[Start Task material]

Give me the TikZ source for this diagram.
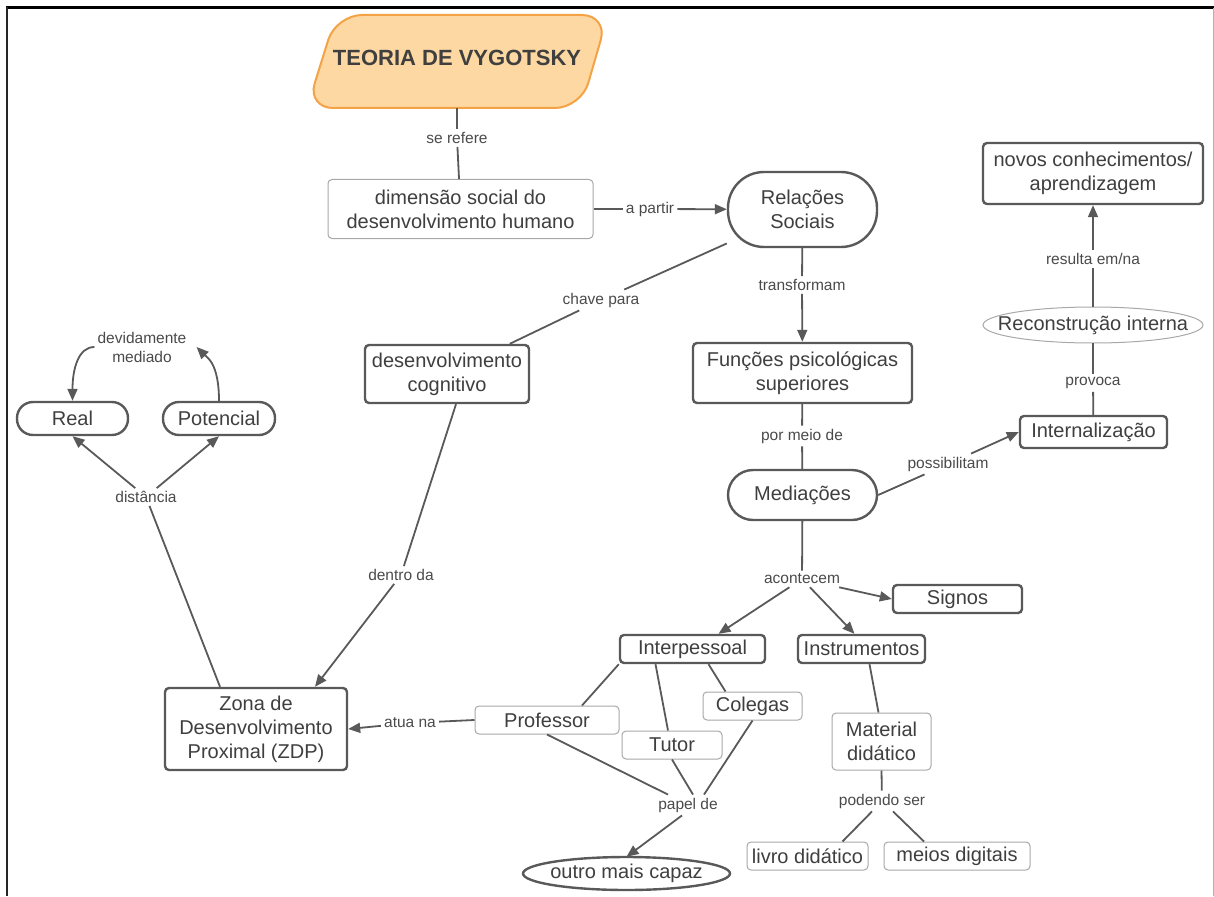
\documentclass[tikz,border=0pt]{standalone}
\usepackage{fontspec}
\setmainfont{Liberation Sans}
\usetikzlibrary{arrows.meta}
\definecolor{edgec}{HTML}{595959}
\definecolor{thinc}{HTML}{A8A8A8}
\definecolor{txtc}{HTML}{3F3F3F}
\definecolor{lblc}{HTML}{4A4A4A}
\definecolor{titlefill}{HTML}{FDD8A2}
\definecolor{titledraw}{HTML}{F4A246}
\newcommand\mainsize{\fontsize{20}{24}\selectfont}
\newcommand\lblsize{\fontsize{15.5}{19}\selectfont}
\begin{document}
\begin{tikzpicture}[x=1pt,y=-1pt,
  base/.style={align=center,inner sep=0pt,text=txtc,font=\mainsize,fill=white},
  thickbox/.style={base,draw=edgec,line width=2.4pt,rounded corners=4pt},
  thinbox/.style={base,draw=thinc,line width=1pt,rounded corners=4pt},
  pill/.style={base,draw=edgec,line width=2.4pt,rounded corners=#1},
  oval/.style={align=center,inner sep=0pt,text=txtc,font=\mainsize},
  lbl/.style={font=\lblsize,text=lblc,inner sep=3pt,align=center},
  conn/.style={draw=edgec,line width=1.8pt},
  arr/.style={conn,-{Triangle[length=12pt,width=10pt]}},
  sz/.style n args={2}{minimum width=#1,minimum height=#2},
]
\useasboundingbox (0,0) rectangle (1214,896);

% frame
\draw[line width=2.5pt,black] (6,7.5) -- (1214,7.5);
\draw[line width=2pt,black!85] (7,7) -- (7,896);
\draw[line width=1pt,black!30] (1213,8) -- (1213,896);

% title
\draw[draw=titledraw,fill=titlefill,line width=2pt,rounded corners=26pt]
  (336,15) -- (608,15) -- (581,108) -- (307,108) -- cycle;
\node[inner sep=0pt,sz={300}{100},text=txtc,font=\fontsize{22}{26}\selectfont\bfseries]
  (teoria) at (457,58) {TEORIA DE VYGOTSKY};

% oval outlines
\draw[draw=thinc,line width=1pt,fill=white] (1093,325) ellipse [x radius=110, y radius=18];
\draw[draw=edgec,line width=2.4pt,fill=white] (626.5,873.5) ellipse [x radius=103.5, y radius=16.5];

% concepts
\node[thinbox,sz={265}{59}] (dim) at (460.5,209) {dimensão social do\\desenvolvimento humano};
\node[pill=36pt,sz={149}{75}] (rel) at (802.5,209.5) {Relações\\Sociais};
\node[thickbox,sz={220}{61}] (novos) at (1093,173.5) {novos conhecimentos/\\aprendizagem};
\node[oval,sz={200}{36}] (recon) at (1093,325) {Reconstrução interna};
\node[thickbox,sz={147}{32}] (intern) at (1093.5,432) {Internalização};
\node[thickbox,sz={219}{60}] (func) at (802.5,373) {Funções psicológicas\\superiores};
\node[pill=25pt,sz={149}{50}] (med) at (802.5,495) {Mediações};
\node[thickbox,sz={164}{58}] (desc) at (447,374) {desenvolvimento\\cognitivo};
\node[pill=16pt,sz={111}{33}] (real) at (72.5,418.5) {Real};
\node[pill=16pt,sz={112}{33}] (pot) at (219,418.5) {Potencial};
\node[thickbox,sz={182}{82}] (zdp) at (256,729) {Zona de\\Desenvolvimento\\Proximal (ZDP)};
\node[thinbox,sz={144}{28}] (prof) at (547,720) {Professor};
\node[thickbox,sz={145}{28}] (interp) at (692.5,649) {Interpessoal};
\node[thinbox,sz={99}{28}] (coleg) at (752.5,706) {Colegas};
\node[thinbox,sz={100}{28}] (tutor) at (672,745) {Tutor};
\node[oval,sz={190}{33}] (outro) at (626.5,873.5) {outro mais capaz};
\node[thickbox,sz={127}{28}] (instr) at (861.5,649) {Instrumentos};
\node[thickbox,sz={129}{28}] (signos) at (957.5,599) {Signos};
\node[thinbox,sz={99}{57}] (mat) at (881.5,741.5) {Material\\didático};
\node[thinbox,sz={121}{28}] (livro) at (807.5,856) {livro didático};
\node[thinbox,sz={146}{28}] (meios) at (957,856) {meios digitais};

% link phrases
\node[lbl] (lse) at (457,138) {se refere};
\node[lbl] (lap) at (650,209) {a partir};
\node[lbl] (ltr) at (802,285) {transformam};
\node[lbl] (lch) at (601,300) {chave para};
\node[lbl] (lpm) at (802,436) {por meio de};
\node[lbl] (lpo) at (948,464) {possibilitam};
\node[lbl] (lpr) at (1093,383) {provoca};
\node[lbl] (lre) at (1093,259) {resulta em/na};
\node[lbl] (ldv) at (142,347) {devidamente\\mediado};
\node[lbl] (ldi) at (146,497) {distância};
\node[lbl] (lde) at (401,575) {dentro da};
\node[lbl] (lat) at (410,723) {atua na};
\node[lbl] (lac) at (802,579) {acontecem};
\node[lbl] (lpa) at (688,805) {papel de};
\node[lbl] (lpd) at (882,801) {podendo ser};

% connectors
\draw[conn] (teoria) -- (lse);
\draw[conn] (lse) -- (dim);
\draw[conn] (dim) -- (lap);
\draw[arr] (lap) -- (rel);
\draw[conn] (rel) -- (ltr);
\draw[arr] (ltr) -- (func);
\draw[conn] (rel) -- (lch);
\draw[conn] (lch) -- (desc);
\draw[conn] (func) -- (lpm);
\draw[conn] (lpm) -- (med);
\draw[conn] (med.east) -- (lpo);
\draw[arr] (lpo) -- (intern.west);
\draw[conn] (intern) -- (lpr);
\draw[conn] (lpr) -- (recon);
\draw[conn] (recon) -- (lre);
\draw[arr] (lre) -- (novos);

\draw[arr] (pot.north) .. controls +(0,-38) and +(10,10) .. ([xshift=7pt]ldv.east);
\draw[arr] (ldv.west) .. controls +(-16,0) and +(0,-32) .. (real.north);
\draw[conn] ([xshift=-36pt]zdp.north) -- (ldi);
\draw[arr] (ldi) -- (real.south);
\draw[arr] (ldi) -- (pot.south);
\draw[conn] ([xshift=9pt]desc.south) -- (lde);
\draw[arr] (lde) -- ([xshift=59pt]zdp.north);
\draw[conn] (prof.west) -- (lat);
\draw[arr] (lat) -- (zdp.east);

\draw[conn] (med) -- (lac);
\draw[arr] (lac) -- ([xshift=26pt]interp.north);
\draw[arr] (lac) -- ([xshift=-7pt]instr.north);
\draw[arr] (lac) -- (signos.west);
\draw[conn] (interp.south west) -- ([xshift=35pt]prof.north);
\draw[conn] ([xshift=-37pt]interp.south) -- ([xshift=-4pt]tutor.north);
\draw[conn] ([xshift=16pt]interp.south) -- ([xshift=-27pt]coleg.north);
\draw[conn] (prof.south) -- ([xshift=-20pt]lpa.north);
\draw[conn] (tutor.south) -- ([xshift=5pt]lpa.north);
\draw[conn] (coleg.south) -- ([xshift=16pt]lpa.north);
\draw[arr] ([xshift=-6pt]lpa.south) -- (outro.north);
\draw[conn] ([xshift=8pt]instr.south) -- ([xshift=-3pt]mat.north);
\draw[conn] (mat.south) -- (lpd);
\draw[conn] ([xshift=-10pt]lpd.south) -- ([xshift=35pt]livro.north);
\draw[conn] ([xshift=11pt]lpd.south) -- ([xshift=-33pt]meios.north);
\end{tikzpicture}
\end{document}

[End Task material]
[Start Task material]

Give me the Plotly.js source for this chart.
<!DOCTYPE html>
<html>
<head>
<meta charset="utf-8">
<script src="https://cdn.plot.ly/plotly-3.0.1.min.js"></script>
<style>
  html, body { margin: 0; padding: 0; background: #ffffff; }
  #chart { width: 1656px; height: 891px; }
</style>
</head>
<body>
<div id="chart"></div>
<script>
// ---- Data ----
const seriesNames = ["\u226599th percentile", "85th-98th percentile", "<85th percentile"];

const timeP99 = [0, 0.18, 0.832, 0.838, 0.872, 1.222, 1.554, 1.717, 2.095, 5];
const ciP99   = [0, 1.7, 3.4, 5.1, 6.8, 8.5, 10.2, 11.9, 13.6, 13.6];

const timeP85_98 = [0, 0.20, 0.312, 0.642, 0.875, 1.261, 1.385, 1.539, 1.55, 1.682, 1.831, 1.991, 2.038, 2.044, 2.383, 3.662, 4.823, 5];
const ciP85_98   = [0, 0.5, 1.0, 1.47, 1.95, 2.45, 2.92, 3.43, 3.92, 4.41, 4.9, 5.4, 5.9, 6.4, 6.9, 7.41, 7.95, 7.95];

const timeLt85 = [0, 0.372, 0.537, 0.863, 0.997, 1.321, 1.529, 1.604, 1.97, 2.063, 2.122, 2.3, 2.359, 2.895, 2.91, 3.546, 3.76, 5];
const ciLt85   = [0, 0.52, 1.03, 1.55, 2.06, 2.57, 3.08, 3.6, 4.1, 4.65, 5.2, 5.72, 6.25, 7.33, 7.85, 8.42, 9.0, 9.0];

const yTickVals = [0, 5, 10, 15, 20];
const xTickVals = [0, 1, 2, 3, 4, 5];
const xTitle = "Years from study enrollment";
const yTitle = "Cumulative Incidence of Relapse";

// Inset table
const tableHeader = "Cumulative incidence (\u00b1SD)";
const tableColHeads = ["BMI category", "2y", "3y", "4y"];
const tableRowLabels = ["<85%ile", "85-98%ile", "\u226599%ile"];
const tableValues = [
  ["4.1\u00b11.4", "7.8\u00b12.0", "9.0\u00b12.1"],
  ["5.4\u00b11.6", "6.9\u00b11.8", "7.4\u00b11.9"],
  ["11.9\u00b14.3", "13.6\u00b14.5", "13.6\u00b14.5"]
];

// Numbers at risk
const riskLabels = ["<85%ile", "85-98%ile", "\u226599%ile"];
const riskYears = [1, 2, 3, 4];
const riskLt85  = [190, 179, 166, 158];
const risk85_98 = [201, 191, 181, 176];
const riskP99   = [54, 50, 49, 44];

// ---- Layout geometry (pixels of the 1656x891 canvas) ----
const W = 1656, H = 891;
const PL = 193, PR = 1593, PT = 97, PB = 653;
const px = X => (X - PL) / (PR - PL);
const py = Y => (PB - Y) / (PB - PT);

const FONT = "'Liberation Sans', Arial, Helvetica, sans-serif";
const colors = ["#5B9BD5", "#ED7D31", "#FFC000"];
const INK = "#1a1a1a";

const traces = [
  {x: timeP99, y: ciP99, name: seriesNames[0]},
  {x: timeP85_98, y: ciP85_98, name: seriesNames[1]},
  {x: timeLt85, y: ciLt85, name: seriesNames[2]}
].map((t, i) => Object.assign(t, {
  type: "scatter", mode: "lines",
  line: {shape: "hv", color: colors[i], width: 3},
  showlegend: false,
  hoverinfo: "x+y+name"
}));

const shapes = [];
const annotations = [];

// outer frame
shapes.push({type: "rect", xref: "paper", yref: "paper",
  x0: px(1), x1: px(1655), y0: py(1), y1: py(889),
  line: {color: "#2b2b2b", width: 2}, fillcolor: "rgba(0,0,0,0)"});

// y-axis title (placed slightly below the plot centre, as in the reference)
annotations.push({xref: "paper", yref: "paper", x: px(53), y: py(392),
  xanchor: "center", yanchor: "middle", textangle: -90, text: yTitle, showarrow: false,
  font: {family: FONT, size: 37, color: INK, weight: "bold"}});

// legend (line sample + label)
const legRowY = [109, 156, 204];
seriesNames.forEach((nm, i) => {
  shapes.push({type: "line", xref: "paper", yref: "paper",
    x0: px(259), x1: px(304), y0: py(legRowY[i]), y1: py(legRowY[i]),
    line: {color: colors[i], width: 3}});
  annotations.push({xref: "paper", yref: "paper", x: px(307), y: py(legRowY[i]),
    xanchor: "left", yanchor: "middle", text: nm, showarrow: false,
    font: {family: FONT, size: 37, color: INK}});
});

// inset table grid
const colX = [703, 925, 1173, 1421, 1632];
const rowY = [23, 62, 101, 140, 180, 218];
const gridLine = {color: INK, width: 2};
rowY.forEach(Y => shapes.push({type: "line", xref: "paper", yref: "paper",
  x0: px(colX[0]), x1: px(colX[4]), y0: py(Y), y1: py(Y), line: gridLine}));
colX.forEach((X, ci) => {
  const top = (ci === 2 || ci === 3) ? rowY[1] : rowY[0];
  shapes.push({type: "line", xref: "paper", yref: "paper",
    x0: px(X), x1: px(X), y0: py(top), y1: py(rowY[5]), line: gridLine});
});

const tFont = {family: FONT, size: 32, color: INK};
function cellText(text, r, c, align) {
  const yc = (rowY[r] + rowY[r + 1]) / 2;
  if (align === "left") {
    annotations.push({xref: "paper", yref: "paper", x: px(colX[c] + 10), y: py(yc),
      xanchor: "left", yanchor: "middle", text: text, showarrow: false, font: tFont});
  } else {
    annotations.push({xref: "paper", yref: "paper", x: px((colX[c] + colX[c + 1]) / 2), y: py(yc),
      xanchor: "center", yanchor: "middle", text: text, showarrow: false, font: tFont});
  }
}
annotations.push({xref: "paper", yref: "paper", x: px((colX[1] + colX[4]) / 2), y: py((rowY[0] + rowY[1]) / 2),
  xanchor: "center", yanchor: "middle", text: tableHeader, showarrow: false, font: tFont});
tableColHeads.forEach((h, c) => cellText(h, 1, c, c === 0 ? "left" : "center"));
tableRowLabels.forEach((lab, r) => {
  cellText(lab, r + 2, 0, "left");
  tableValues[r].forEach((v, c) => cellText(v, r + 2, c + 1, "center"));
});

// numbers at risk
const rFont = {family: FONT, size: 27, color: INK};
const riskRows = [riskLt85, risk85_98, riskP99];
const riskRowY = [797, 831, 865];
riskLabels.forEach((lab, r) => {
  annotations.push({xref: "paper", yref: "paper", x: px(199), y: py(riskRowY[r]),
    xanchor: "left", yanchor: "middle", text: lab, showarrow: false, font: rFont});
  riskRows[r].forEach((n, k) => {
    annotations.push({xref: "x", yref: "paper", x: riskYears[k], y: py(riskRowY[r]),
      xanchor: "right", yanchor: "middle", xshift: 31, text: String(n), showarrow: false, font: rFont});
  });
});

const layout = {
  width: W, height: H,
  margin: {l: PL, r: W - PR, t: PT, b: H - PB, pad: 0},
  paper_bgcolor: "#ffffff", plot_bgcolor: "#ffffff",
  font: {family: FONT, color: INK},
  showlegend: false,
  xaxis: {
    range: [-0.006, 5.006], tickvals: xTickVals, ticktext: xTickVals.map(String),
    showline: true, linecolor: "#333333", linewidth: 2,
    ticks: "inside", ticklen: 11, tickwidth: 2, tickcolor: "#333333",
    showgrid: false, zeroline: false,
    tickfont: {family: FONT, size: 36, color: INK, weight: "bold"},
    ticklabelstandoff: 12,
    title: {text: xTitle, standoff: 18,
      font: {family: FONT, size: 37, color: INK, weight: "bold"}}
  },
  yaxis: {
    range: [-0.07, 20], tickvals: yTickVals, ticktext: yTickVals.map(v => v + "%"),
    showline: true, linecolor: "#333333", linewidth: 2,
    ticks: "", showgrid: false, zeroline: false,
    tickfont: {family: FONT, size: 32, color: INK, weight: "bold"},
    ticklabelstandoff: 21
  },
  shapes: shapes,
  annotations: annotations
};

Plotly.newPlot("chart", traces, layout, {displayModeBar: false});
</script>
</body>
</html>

[End Task material]
[Start Task material]

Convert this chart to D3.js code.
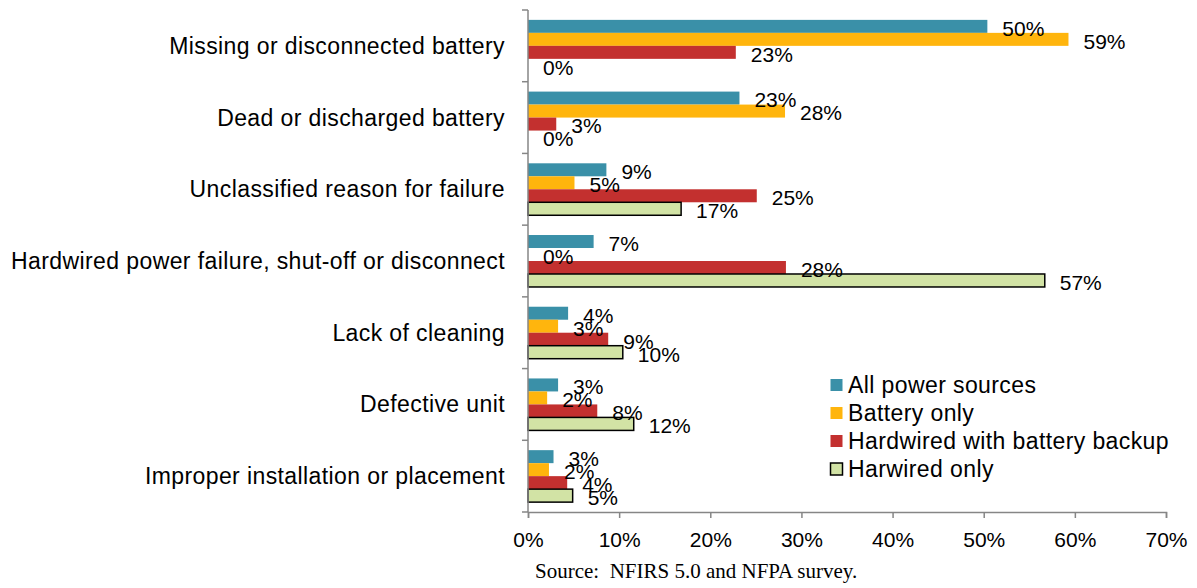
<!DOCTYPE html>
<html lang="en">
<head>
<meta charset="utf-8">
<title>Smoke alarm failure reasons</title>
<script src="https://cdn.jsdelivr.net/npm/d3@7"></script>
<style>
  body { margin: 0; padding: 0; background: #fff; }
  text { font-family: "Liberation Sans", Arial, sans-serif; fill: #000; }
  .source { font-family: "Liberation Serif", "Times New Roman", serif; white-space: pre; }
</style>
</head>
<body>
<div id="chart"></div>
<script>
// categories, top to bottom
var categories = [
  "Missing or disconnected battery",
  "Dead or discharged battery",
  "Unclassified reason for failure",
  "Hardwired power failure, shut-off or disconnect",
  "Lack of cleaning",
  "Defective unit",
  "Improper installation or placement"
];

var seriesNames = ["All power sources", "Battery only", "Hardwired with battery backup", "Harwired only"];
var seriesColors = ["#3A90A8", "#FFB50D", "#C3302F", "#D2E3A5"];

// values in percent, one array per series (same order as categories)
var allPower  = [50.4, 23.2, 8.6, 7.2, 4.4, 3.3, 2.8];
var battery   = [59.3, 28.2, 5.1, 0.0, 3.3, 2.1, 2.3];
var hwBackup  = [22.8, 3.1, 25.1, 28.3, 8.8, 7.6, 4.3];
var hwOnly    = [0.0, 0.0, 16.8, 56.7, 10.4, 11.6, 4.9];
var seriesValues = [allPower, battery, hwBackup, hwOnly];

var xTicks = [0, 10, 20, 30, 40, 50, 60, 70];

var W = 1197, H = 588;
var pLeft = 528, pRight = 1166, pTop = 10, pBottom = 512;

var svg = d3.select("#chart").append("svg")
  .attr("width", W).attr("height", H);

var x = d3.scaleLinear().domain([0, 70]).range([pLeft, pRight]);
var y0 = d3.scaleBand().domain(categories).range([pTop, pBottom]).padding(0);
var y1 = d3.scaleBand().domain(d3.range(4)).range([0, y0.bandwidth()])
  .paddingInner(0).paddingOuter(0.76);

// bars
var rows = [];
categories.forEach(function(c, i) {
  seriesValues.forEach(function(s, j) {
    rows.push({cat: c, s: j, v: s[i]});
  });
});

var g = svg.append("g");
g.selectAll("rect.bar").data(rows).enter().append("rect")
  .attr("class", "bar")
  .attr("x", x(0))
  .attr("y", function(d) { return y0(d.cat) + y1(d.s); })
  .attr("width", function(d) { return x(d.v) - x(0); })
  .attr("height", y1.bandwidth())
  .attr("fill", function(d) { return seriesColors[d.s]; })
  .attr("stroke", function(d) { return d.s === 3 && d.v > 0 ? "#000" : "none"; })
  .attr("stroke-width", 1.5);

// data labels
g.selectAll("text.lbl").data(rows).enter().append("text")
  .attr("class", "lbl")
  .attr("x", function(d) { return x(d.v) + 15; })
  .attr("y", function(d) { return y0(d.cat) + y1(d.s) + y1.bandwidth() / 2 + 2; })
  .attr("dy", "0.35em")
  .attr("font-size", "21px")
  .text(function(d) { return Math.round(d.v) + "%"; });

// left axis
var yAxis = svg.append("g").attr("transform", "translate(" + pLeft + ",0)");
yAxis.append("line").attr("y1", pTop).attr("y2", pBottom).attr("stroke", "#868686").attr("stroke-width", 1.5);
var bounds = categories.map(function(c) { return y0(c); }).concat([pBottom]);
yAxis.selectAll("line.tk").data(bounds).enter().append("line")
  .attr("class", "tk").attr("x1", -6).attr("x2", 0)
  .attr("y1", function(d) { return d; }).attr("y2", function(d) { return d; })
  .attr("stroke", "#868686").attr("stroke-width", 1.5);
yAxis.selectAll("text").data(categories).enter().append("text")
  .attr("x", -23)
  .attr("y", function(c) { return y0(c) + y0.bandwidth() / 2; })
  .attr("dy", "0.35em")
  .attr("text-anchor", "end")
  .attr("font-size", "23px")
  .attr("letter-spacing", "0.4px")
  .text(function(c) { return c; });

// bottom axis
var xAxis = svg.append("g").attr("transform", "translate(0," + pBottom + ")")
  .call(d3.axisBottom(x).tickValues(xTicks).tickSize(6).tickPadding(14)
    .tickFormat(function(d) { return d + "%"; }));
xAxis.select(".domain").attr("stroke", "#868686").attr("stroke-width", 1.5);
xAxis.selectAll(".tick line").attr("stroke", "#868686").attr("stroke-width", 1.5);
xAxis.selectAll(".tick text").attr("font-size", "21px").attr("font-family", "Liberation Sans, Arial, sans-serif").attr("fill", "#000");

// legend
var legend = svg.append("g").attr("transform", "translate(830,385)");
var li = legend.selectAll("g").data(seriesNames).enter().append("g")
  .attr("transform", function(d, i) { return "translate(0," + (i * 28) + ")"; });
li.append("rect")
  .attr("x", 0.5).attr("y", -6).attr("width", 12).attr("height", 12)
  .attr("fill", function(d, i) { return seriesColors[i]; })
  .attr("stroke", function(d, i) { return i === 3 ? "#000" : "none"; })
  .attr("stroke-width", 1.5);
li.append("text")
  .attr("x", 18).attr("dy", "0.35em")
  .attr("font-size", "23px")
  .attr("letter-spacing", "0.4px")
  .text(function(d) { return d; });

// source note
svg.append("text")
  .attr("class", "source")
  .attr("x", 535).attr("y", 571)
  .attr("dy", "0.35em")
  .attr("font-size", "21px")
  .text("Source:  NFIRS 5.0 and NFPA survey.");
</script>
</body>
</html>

[End Task material]

§ Exercise directions
Using the listing above, pull out all lines that hold the word "this".

§ Correct output
Give me the TikZ source for this diagram.
Give me the Plotly.js source for this chart.
Convert this chart to D3.js code.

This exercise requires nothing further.